◆ GIVEN TASK
For this exercise, repeat all of the material verbatim apart from its images.

★ ★ ★

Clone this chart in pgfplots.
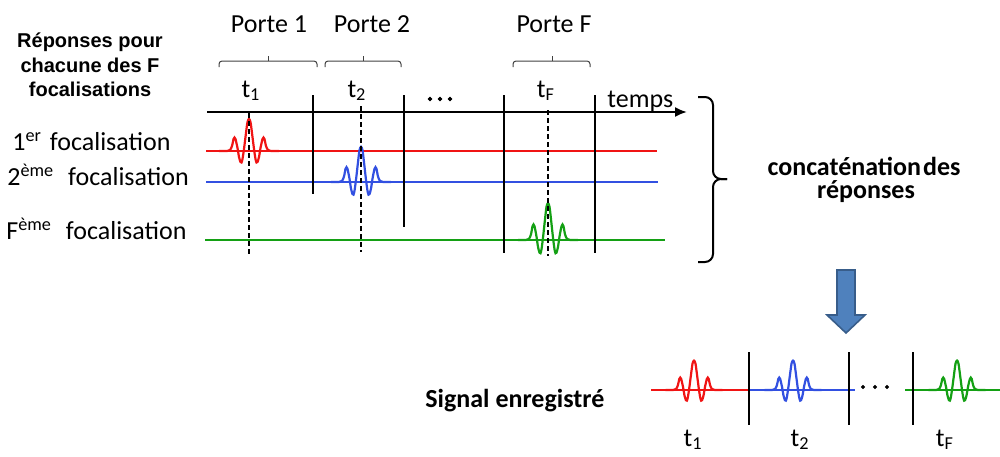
\documentclass[border=0pt]{standalone}
\usepackage{fontspec}
\setmainfont{Carlito}
\newfontfamily\arialfont{Liberation Sans}
\usepackage{pgfplots}
\pgfplotsset{compat=1.18}
\usepackage{pgfplotstable}
\usetikzlibrary{arrows.meta}
\definecolor{wred}{RGB}{240,20,20}
\definecolor{wblue}{RGB}{50,80,225}
\definecolor{wgreen}{RGB}{20,160,20}
\definecolor{arrfill}{RGB}{79,129,189}
\definecolor{arrdraw}{RGB}{56,93,138}

% one wavelet: offsets in pixels from its centre (dy up is positive)
\pgfplotstableread{
dx dy
-30 0
-22 0
-19 1
-17 5
-15.5 12
-14.5 13.5
-13.5 12
-11.5 3
-10 -6
-8.5 -11
-7.5 -11.5
-6.5 -8
-5 2
-3 18
-1.5 29
0 32
1.5 29
3 18
5 2
6.5 -8
7.5 -11.5
8.5 -11
10 -6
11.5 3
13.5 12
14.5 13.5
15.5 12
17 5
19 1
22 0
30 0
}\wavelet

\begin{document}
\begin{tikzpicture}
\begin{axis}[width=500pt,height=228pt,scale only axis,
  xmin=0,xmax=1000,ymin=0,ymax=456,y dir=reverse,
  hide axis,clip=false]
\coordinate (BL) at (axis cs:0,456);
\coordinate (TR) at (axis cs:1000,0);

% ---- top panel: responses
\addplot[wred, line width=1.1pt] coordinates {(206,151)(657,151)};
\addplot[wred, line width=1.1pt, smooth] table[x expr=\thisrow{dx}+249, y expr=151-\thisrow{dy}] {\wavelet};
\addplot[wblue, line width=1.1pt] coordinates {(206,182)(658,182)};
\addplot[wblue, line width=1.1pt, smooth] table[x expr=\thisrow{dx}+361, y expr=182-1.1*\thisrow{dy}] {\wavelet};
\addplot[wgreen, line width=1.1pt] coordinates {(205,240)(665,240)};
\addplot[wgreen, line width=1.1pt, smooth] table[x expr=\thisrow{dx}+548, y expr=240-1.15*\thisrow{dy}] {\wavelet};

% time axis
\addplot[black, line width=1pt, -{Latex[length=6pt,width=5pt]}] coordinates {(207,112)(687,112)};
% gate separators
\addplot[black, line width=0.8pt] coordinates {(313,95)(313,194)};
\addplot[black, line width=0.8pt] coordinates {(404,95)(404,227)};
\addplot[black, line width=0.8pt] coordinates {(504,95)(504,253)};
\addplot[black, line width=0.8pt] coordinates {(595,95)(595,253)};
% dashed t lines
\addplot[black, line width=0.7pt, dash pattern=on 2.5pt off 1.5pt] coordinates {(249,113)(249,254)};
\addplot[black, line width=0.7pt, dash pattern=on 2.5pt off 1.5pt] coordinates {(361,106)(361,252)};
\addplot[black, line width=0.7pt, dash pattern=on 2.5pt off 1.5pt] coordinates {(548,110)(548,256)};
% dots
\addplot[only marks, mark=*, mark size=0.9pt, black] coordinates {(430,99)(440,99)(450,99)};

% gate brackets
\draw[line width=0.5pt, black!75, rounded corners=1.5pt] (axis cs:219,67) -- (axis cs:219,61) -- (axis cs:317,61) -- (axis cs:317,67);
\draw[line width=0.5pt, black!75] (axis cs:268,61) -- (axis cs:268,56);
\draw[line width=0.5pt, black!75, rounded corners=1.5pt] (axis cs:325,67) -- (axis cs:325,61) -- (axis cs:401,61) -- (axis cs:401,67);
\draw[line width=0.5pt, black!75] (axis cs:363,61) -- (axis cs:363,56);
\draw[line width=0.5pt, black!75, rounded corners=1.5pt] (axis cs:513,67) -- (axis cs:513,61) -- (axis cs:590,61) -- (axis cs:590,67);
\draw[line width=0.5pt, black!75] (axis cs:552,61) -- (axis cs:552,56);

% right brace
\draw[line width=1pt, rounded corners=4pt] (axis cs:698,97) -- (axis cs:713,97) -- (axis cs:713,179) -- (axis cs:727,179);
\draw[line width=1pt, rounded corners=4pt] (axis cs:727,179) -- (axis cs:713,179) -- (axis cs:713,262) -- (axis cs:698,262);

% blue arrow
\addplot[fill=arrfill, draw=arrdraw, line width=0.8pt] coordinates {(837,270)(855,270)(855,315)(865,315)(846,333)(827,315)(837,315)} -- cycle;

% ---- bottom: recorded signal
\addplot[wred, line width=1.1pt] coordinates {(651,390)(750,390)};
\addplot[wred, line width=1.1pt, smooth] table[x expr=0.95*\thisrow{dx}+694, y expr=390-0.92*\thisrow{dy}] {\wavelet};
\addplot[wblue, line width=1.1pt] coordinates {(750,390)(855,390)};
\addplot[wblue, line width=1.1pt, smooth] table[x expr=0.95*\thisrow{dx}+793, y expr=390-0.92*\thisrow{dy}] {\wavelet};
\addplot[wgreen, line width=1.1pt] coordinates {(905,390)(1000,390)};
\addplot[wgreen, line width=1.1pt, smooth] table[x expr=0.95*\thisrow{dx}+957, y expr=390-0.92*\thisrow{dy}] {\wavelet};
\addplot[black, line width=0.8pt] coordinates {(749,352)(749,425)};
\addplot[black, line width=0.8pt] coordinates {(849,352)(849,425)};
\addplot[black, line width=0.8pt] coordinates {(913,352)(913,425)};
\addplot[only marks, mark=*, mark size=0.8pt, black] coordinates {(863,387)(875,387)(887,387)};

% ---- texts
\tikzset{lbl/.style={font=\fontsize{13}{15}\selectfont, inner sep=0pt}}
\node[lbl, anchor=base] at (axis cs:269,32) {Porte 1};
\node[lbl, anchor=base] at (axis cs:372,32) {Porte 2};
\node[lbl, anchor=base] at (axis cs:554,32) {Porte F};
\node[lbl, anchor=base] at (axis cs:251,97) {t\textsubscript{1}};
\node[lbl, anchor=base] at (axis cs:357,97) {t\textsubscript{2}};
\node[lbl, anchor=base] at (axis cs:546,97) {t\textsubscript{F}};
\node[lbl, anchor=base west] at (axis cs:607,107) {temps};
\node[lbl, anchor=base west] at (axis cs:12,150) {1\textsuperscript{er}\hspace{4pt}focalisation};
\node[lbl, anchor=base west] at (axis cs:7,185) {2\textsuperscript{ème}\hspace{7pt}focalisation};
\node[lbl, anchor=base west] at (axis cs:6,239) {F\textsuperscript{ème}\hspace{7pt}focalisation};
\node[lbl, anchor=base, font=\bfseries\fontsize{13}{15}\selectfont] at (axis cs:864,175) {concaténation\hspace{1pt}des};
\node[lbl, anchor=base, font=\bfseries\fontsize{13}{15}\selectfont] at (axis cs:866,198) {réponses};
\node[lbl, anchor=base west, font=\bfseries\fontsize{13}{15}\selectfont] at (axis cs:425,407) {Signal enregistré};
\node[lbl, anchor=base] at (axis cs:693,446) {t\textsubscript{1}};
\node[lbl, anchor=base] at (axis cs:800,446) {t\textsubscript{2}};
\node[lbl, anchor=base] at (axis cs:945,446) {t\textsubscript{F}};
\tikzset{ttl/.style={font=\arialfont\bfseries\fontsize{10}{12}\selectfont, inner sep=0pt, anchor=base}}
\node[ttl] at (axis cs:90,47) {Réponses pour};
\node[ttl] at (axis cs:90,72) {chacune des F};
\node[ttl] at (axis cs:90,96) {focalisations};
\end{axis}
\pgfresetboundingbox
\path[use as bounding box] (BL) rectangle (TR);
\end{tikzpicture}
\end{document}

★ ★ ★

◆ EXERCISE ANSWER
Clone this chart in pgfplots.
\documentclass[border=0pt]{standalone}
\usepackage{fontspec}
\setmainfont{Carlito}
\newfontfamily\arialfont{Liberation Sans}
\usepackage{pgfplots}
\pgfplotsset{compat=1.18}
\usepackage{pgfplotstable}
\usetikzlibrary{arrows.meta}
\definecolor{wred}{RGB}{240,20,20}
\definecolor{wblue}{RGB}{50,80,225}
\definecolor{wgreen}{RGB}{20,160,20}
\definecolor{arrfill}{RGB}{79,129,189}
\definecolor{arrdraw}{RGB}{56,93,138}

% one wavelet: offsets in pixels from its centre (dy up is positive)
\pgfplotstableread{
dx dy
-30 0
-22 0
-19 1
-17 5
-15.5 12
-14.5 13.5
-13.5 12
-11.5 3
-10 -6
-8.5 -11
-7.5 -11.5
-6.5 -8
-5 2
-3 18
-1.5 29
0 32
1.5 29
3 18
5 2
6.5 -8
7.5 -11.5
8.5 -11
10 -6
11.5 3
13.5 12
14.5 13.5
15.5 12
17 5
19 1
22 0
30 0
}\wavelet

\begin{document}
\begin{tikzpicture}
\begin{axis}[width=500pt,height=228pt,scale only axis,
  xmin=0,xmax=1000,ymin=0,ymax=456,y dir=reverse,
  hide axis,clip=false]
\coordinate (BL) at (axis cs:0,456);
\coordinate (TR) at (axis cs:1000,0);

% ---- top panel: responses
\addplot[wred, line width=1.1pt] coordinates {(206,151)(657,151)};
\addplot[wred, line width=1.1pt, smooth] table[x expr=\thisrow{dx}+249, y expr=151-\thisrow{dy}] {\wavelet};
\addplot[wblue, line width=1.1pt] coordinates {(206,182)(658,182)};
\addplot[wblue, line width=1.1pt, smooth] table[x expr=\thisrow{dx}+361, y expr=182-1.1*\thisrow{dy}] {\wavelet};
\addplot[wgreen, line width=1.1pt] coordinates {(205,240)(665,240)};
\addplot[wgreen, line width=1.1pt, smooth] table[x expr=\thisrow{dx}+548, y expr=240-1.15*\thisrow{dy}] {\wavelet};

% time axis
\addplot[black, line width=1pt, -{Latex[length=6pt,width=5pt]}] coordinates {(207,112)(687,112)};
% gate separators
\addplot[black, line width=0.8pt] coordinates {(313,95)(313,194)};
\addplot[black, line width=0.8pt] coordinates {(404,95)(404,227)};
\addplot[black, line width=0.8pt] coordinates {(504,95)(504,253)};
\addplot[black, line width=0.8pt] coordinates {(595,95)(595,253)};
% dashed t lines
\addplot[black, line width=0.7pt, dash pattern=on 2.5pt off 1.5pt] coordinates {(249,113)(249,254)};
\addplot[black, line width=0.7pt, dash pattern=on 2.5pt off 1.5pt] coordinates {(361,106)(361,252)};
\addplot[black, line width=0.7pt, dash pattern=on 2.5pt off 1.5pt] coordinates {(548,110)(548,256)};
% dots
\addplot[only marks, mark=*, mark size=0.9pt, black] coordinates {(430,99)(440,99)(450,99)};

% gate brackets
\draw[line width=0.5pt, black!75, rounded corners=1.5pt] (axis cs:219,67) -- (axis cs:219,61) -- (axis cs:317,61) -- (axis cs:317,67);
\draw[line width=0.5pt, black!75] (axis cs:268,61) -- (axis cs:268,56);
\draw[line width=0.5pt, black!75, rounded corners=1.5pt] (axis cs:325,67) -- (axis cs:325,61) -- (axis cs:401,61) -- (axis cs:401,67);
\draw[line width=0.5pt, black!75] (axis cs:363,61) -- (axis cs:363,56);
\draw[line width=0.5pt, black!75, rounded corners=1.5pt] (axis cs:513,67) -- (axis cs:513,61) -- (axis cs:590,61) -- (axis cs:590,67);
\draw[line width=0.5pt, black!75] (axis cs:552,61) -- (axis cs:552,56);

% right brace
\draw[line width=1pt, rounded corners=4pt] (axis cs:698,97) -- (axis cs:713,97) -- (axis cs:713,179) -- (axis cs:727,179);
\draw[line width=1pt, rounded corners=4pt] (axis cs:727,179) -- (axis cs:713,179) -- (axis cs:713,262) -- (axis cs:698,262);

% blue arrow
\addplot[fill=arrfill, draw=arrdraw, line width=0.8pt] coordinates {(837,270)(855,270)(855,315)(865,315)(846,333)(827,315)(837,315)} -- cycle;

% ---- bottom: recorded signal
\addplot[wred, line width=1.1pt] coordinates {(651,390)(750,390)};
\addplot[wred, line width=1.1pt, smooth] table[x expr=0.95*\thisrow{dx}+694, y expr=390-0.92*\thisrow{dy}] {\wavelet};
\addplot[wblue, line width=1.1pt] coordinates {(750,390)(855,390)};
\addplot[wblue, line width=1.1pt, smooth] table[x expr=0.95*\thisrow{dx}+793, y expr=390-0.92*\thisrow{dy}] {\wavelet};
\addplot[wgreen, line width=1.1pt] coordinates {(905,390)(1000,390)};
\addplot[wgreen, line width=1.1pt, smooth] table[x expr=0.95*\thisrow{dx}+957, y expr=390-0.92*\thisrow{dy}] {\wavelet};
\addplot[black, line width=0.8pt] coordinates {(749,352)(749,425)};
\addplot[black, line width=0.8pt] coordinates {(849,352)(849,425)};
\addplot[black, line width=0.8pt] coordinates {(913,352)(913,425)};
\addplot[only marks, mark=*, mark size=0.8pt, black] coordinates {(863,387)(875,387)(887,387)};

% ---- texts
\tikzset{lbl/.style={font=\fontsize{13}{15}\selectfont, inner sep=0pt}}
\node[lbl, anchor=base] at (axis cs:269,32) {Porte 1};
\node[lbl, anchor=base] at (axis cs:372,32) {Porte 2};
\node[lbl, anchor=base] at (axis cs:554,32) {Porte F};
\node[lbl, anchor=base] at (axis cs:251,97) {t\textsubscript{1}};
\node[lbl, anchor=base] at (axis cs:357,97) {t\textsubscript{2}};
\node[lbl, anchor=base] at (axis cs:546,97) {t\textsubscript{F}};
\node[lbl, anchor=base west] at (axis cs:607,107) {temps};
\node[lbl, anchor=base west] at (axis cs:12,150) {1\textsuperscript{er}\hspace{4pt}focalisation};
\node[lbl, anchor=base west] at (axis cs:7,185) {2\textsuperscript{ème}\hspace{7pt}focalisation};
\node[lbl, anchor=base west] at (axis cs:6,239) {F\textsuperscript{ème}\hspace{7pt}focalisation};
\node[lbl, anchor=base, font=\bfseries\fontsize{13}{15}\selectfont] at (axis cs:864,175) {concaténation\hspace{1pt}des};
\node[lbl, anchor=base, font=\bfseries\fontsize{13}{15}\selectfont] at (axis cs:866,198) {réponses};
\node[lbl, anchor=base west, font=\bfseries\fontsize{13}{15}\selectfont] at (axis cs:425,407) {Signal enregistré};
\node[lbl, anchor=base] at (axis cs:693,446) {t\textsubscript{1}};
\node[lbl, anchor=base] at (axis cs:800,446) {t\textsubscript{2}};
\node[lbl, anchor=base] at (axis cs:945,446) {t\textsubscript{F}};
\tikzset{ttl/.style={font=\arialfont\bfseries\fontsize{10}{12}\selectfont, inner sep=0pt, anchor=base}}
\node[ttl] at (axis cs:90,47) {Réponses pour};
\node[ttl] at (axis cs:90,72) {chacune des F};
\node[ttl] at (axis cs:90,96) {focalisations};
\end{axis}
\pgfresetboundingbox
\path[use as bounding box] (BL) rectangle (TR);
\end{tikzpicture}
\end{document}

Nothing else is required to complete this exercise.